§ **GOAL**
Give the listing again exactly, omitting its images.

§ **MATERIAL PROVIDED**

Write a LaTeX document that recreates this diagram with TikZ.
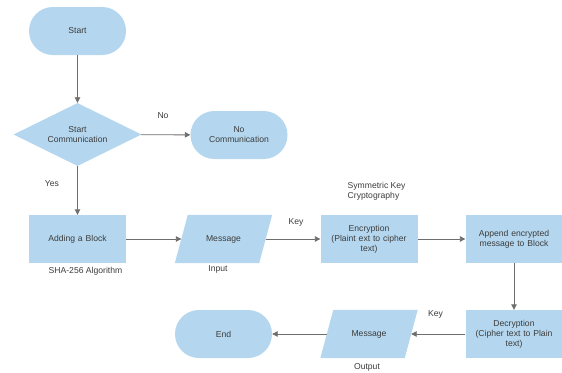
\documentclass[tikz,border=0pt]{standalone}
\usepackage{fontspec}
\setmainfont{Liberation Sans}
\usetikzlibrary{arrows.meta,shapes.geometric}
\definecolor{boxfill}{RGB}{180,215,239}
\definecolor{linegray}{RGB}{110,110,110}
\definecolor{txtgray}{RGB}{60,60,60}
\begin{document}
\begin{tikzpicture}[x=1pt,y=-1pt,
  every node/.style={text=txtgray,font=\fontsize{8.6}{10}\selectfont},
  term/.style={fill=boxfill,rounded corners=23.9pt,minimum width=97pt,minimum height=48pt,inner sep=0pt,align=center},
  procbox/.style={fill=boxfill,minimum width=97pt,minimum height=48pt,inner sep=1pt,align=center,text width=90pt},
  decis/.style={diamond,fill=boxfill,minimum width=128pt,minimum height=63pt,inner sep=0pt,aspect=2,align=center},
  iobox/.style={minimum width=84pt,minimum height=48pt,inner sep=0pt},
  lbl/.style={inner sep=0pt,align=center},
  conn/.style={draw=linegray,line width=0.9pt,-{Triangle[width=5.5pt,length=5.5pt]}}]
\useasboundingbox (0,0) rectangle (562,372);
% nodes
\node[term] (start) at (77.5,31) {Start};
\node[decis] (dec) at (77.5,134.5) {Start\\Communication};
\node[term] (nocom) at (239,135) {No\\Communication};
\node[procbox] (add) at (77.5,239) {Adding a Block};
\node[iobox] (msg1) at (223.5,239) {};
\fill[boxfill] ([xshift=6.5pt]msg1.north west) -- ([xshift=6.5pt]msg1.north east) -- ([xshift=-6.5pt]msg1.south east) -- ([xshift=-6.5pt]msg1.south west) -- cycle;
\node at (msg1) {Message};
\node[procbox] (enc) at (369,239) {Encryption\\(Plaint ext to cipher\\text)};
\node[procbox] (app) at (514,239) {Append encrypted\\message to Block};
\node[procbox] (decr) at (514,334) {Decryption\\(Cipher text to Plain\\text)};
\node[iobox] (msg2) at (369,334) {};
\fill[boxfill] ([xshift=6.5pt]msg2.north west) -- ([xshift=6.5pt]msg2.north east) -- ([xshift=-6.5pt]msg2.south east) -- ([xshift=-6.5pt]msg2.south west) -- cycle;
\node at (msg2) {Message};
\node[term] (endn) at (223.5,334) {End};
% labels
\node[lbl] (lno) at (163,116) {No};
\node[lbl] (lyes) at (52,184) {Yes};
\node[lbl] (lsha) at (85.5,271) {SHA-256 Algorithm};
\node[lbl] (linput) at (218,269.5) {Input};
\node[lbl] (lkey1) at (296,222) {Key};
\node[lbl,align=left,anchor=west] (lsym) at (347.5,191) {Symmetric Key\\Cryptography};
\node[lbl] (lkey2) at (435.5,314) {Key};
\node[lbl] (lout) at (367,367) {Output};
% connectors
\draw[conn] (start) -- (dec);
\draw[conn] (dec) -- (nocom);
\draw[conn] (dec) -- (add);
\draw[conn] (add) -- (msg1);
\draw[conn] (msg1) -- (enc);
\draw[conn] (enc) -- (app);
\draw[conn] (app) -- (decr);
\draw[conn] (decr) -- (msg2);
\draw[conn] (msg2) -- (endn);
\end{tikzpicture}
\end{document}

§ **ANSWER FOR THIS EXERCISE**
Write a LaTeX document that recreates this diagram with TikZ.
\documentclass[tikz,border=0pt]{standalone}
\usepackage{fontspec}
\setmainfont{Liberation Sans}
\usetikzlibrary{arrows.meta,shapes.geometric}
\definecolor{boxfill}{RGB}{180,215,239}
\definecolor{linegray}{RGB}{110,110,110}
\definecolor{txtgray}{RGB}{60,60,60}
\begin{document}
\begin{tikzpicture}[x=1pt,y=-1pt,
  every node/.style={text=txtgray,font=\fontsize{8.6}{10}\selectfont},
  term/.style={fill=boxfill,rounded corners=23.9pt,minimum width=97pt,minimum height=48pt,inner sep=0pt,align=center},
  procbox/.style={fill=boxfill,minimum width=97pt,minimum height=48pt,inner sep=1pt,align=center,text width=90pt},
  decis/.style={diamond,fill=boxfill,minimum width=128pt,minimum height=63pt,inner sep=0pt,aspect=2,align=center},
  iobox/.style={minimum width=84pt,minimum height=48pt,inner sep=0pt},
  lbl/.style={inner sep=0pt,align=center},
  conn/.style={draw=linegray,line width=0.9pt,-{Triangle[width=5.5pt,length=5.5pt]}}]
\useasboundingbox (0,0) rectangle (562,372);
% nodes
\node[term] (start) at (77.5,31) {Start};
\node[decis] (dec) at (77.5,134.5) {Start\\Communication};
\node[term] (nocom) at (239,135) {No\\Communication};
\node[procbox] (add) at (77.5,239) {Adding a Block};
\node[iobox] (msg1) at (223.5,239) {};
\fill[boxfill] ([xshift=6.5pt]msg1.north west) -- ([xshift=6.5pt]msg1.north east) -- ([xshift=-6.5pt]msg1.south east) -- ([xshift=-6.5pt]msg1.south west) -- cycle;
\node at (msg1) {Message};
\node[procbox] (enc) at (369,239) {Encryption\\(Plaint ext to cipher\\text)};
\node[procbox] (app) at (514,239) {Append encrypted\\message to Block};
\node[procbox] (decr) at (514,334) {Decryption\\(Cipher text to Plain\\text)};
\node[iobox] (msg2) at (369,334) {};
\fill[boxfill] ([xshift=6.5pt]msg2.north west) -- ([xshift=6.5pt]msg2.north east) -- ([xshift=-6.5pt]msg2.south east) -- ([xshift=-6.5pt]msg2.south west) -- cycle;
\node at (msg2) {Message};
\node[term] (endn) at (223.5,334) {End};
% labels
\node[lbl] (lno) at (163,116) {No};
\node[lbl] (lyes) at (52,184) {Yes};
\node[lbl] (lsha) at (85.5,271) {SHA-256 Algorithm};
\node[lbl] (linput) at (218,269.5) {Input};
\node[lbl] (lkey1) at (296,222) {Key};
\node[lbl,align=left,anchor=west] (lsym) at (347.5,191) {Symmetric Key\\Cryptography};
\node[lbl] (lkey2) at (435.5,314) {Key};
\node[lbl] (lout) at (367,367) {Output};
% connectors
\draw[conn] (start) -- (dec);
\draw[conn] (dec) -- (nocom);
\draw[conn] (dec) -- (add);
\draw[conn] (add) -- (msg1);
\draw[conn] (msg1) -- (enc);
\draw[conn] (enc) -- (app);
\draw[conn] (app) -- (decr);
\draw[conn] (decr) -- (msg2);
\draw[conn] (msg2) -- (endn);
\end{tikzpicture}
\end{document}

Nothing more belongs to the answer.